Environmental and industrial measurement company Vaisala has been selected by the US Department of Energy (DOE) to coordinate a $2.5 million wind energy forecasting study.
Vaisala is to conduct the study in collaboration with NOAA and DOE national laboratories. Following the initial design and planning phase, the company will deploy measuring equipment over an 18-month period, beginning in mid-2015, in order to analyse the specific environmental characteristics affecting wind flow patterns such as soil moisture, surface temperatures and the unique topographical features of mountain-valley regions. These observations will then be used to update and improve the computational and atmospheric physics underpinning current forecasting models. The third phase will generate enhanced model predictions which will be compared to baseline forecasts generated by existing models in order to evaluate the success of the initiative.
The study will concentrate on wind energy deployment in complex terrain which is an increasingly prominent issue as the wind energy industry expands into remote and challenging territory. It will focus on the Columbia River Gorge region between the states of Washington and Oregon. This is a rugged area known to feature all the atmospheric phenomena known to impact wind energy.

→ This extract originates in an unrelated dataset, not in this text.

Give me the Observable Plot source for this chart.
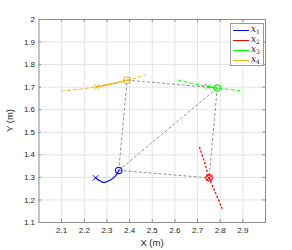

The work carried out in this study will further improve the accuracy of short-term 0-15 hour wind power forecasts in mountainous areas across North America and worldwide. Furthermore, Vaisala will lead a team tasked with developing decision support tools to enable wind energy operators to quantify wind variability and performance uncertainty on an unprecedented level.
Atmospheric phenomena encountered in more complex geographies worldwide have an impact on wind variability, the reliability of short-term forecasting and overall performance of wind energy projects. In turn, this increased variability generates uncertainty that may affect not only grid integration and the ability of developers and operators to fully exploit abundant wind resources in mountainous areas, but also deters international investors from promising, emerging markets like Latin America, Asia Pacific, and Africa, where complex terrain poses a consistent challenge.
The Wind Forecasting Improvement Project 2 (WFIP2) is a DOE initiative is aiming to enhance the reliability of wind forecasting around the world, but particularly in challenging areas. In doing so, it will also seek to reduce the cost of grid integration while also helping operators to optimise performance through more effective short-term modelling of wind variability.
Vaisala and its partners will be conducting a comprehensive 3-phase study of atmospheric phenomena in complex terrain in order to enhance the widely used Weather Research and Forecasting (WRF) model and the National Oceanic and Atmospheric Administration’s (NOAA) Rapid Refresh (RAP) and High Resolution Rapid Refresh (HRRR) models. This will also further improve the accuracy of short-term 0-15 hour wind power forecasts in mountainous areas across North America and worldwide. The Vaisala team will also be tasked with developing decision support tools to enable wind energy operators to quantify wind variability and performance uncertainty on an unprecedented level.
“Complex terrain creates substantial forecast challenges for wind plants in most regions” said Jack Peterson, Manager of Energy Operations Support at Southern California Edison. “We have seen many situations where the forecasts are dramatically different at neighbouring wind farms with only slight elevation changes. Improving the science behind forecasts is an important step and will greatly benefit the industry by removing some of the challenges we face.”
Mr Peterson will play a supporting role to the Vaisala study team which includes the National Center for Atmospheric Research, the University of Colorado Boulder, Sharply Focused, Lockheed Martin, Texas Tech University, the University of Notre Dame, Iberdrola Renewables, Southern California Edison, Cowlitz County Public Utility District, Eurus Energy, Bonneville Power Administration, and Portland General Electric.
According to the DOE, access to better forecasts will enable wind energy plant operators and industry professionals to ensure that wind turbines operate closer to maximum capacity, resulting in lower energy costs for consumers.
Dr. James McCaa, Manager of Advanced Applications at Vaisala and Principal Investigator for WFIP2, added that improved modelling and forecasting techniques will be able to facilitate more efficient variability calculations and predictions, a key factor for developers and operators worldwide involved in making crucial long-term investment decisions.